The Woman in White (1859) by Wilkie Collins – A drawing teacher meets a mysterious woman dressed in white on his way to a new job. When he arrives, he finds a beautiful young woman who could be the first woman’s twin. His love for his student is doomed because of their different social positions, and she faces a marriage to a man she doesn’t love. A man whose motives are less than gentlemanly. A mystery grows around all the people of that house, centering on the suave, but dangerous Count Fosco. It’s a mystery that he must solve.
William Wilkie Collins is a name that most modern readers will not recognize. In the mid-1800s, he had an international following for his books like “The Woman in White” and “The Moonstone”. Collins was a bit of a disappointment to his father, the well-known painter William Collins. His father’s first hope was that Wilkie (as he was best known, the name coming from a grandfather) would be a clergyman. When it became apparent that his son wasn’t interested, he pushed the young man into a job as a clerk, and finally to study law. None of them interested the younger Collins, although he did eventually complete his legal education and be called to the bar.
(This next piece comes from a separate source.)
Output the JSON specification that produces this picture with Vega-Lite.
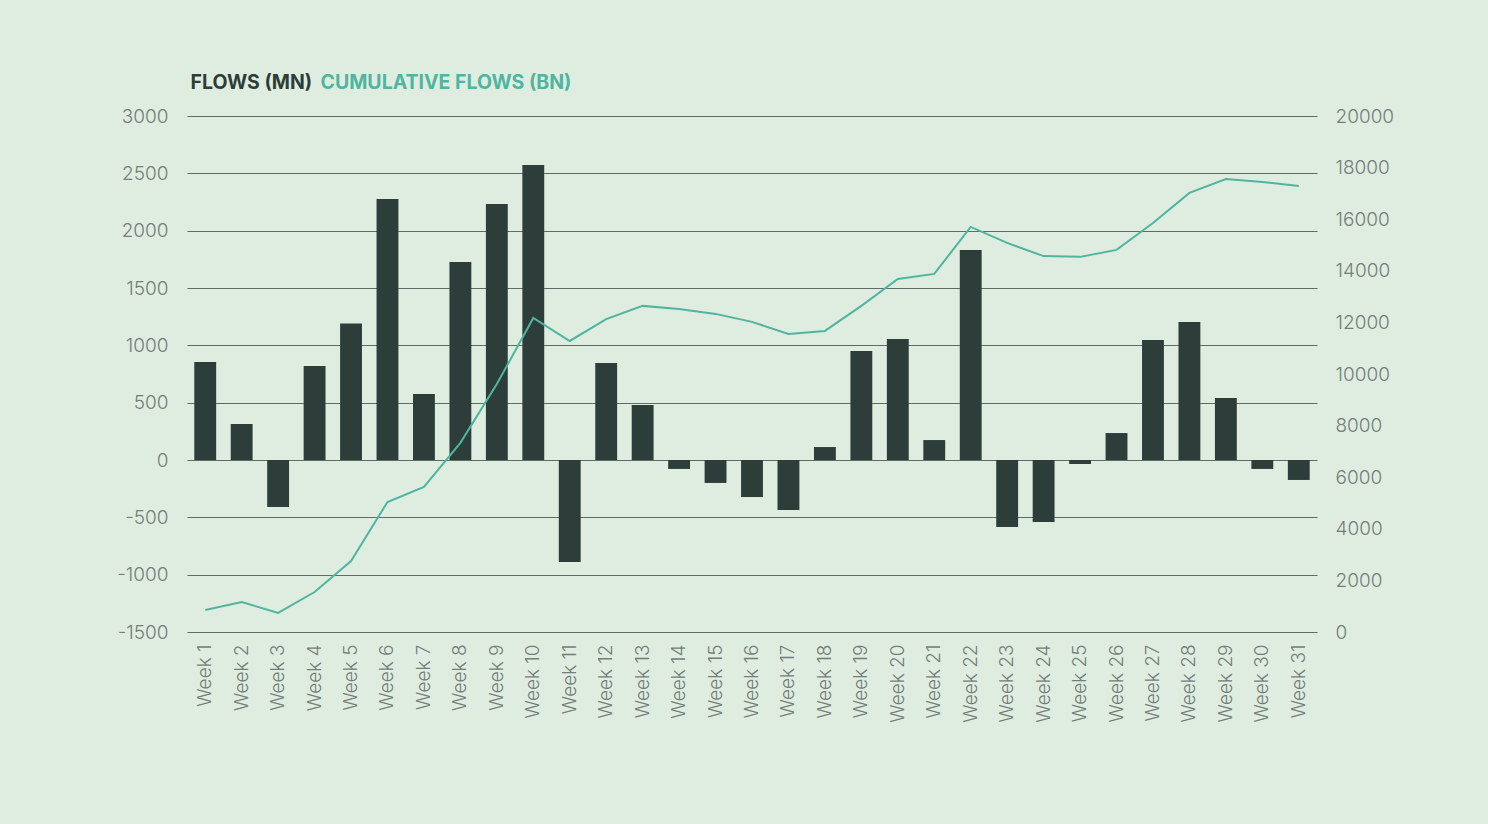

His stories quickly became his life and work. It helped that he’d become friends with Charles Dickens, the greatest writer of the Victorian era. Dickens published several Collins novels as serials, a format that Dickens had made immensely popular.

In “The Woman in White”, Collins give us the first seeds of the modern mystery. While the main character, Walter Hartright, isn’t a police officer, he uses the techniques that are now familiar to readers of police procedurals. The novel offers a lot along the way. For me, the best aspect is the character of Marian Halcombe, older half sister of Hartright’s beloved, Laura Fairley. It’s unfortunate that Collins introduces her by describing this amazing woman as “ugly”. Marian is intelligent, determined, and resolute in her decisions. She has a huge heart and will make whatever sacrifices are needed to support both Laura and Walter. She overshadows all the other characters except Walter and the villain Count Fosco. Truly amazing.
The book is filled with fascinating characters. Fosco is the classic wolf in sheep’s clothing. Charming and dramatic, he is also devious and manipulative. The grossly fat Italian is a creepy presence in all scenes. In the middle is Laura Fairlie, a beautiful but naïve young woman with a considerable inheritance. Living in a world where the law leaves all her assets to her husband at the time of her death, her life is in perpetual danger. Her uncle and guardian, Frederick, is a mass of imagined illnesses and faux politenesses. Collins does a wonderful job of bring all the characters, large and small, to life.
I’ll admit that the book was a bit slow for me at the beginning, but the mystery keeps coiling ever tighter as the chapters go by. Telling the story from multiple points of view reveals facets to the puzzle that can’t be seen from one vantage alone. By the time I finished, I was fully involved.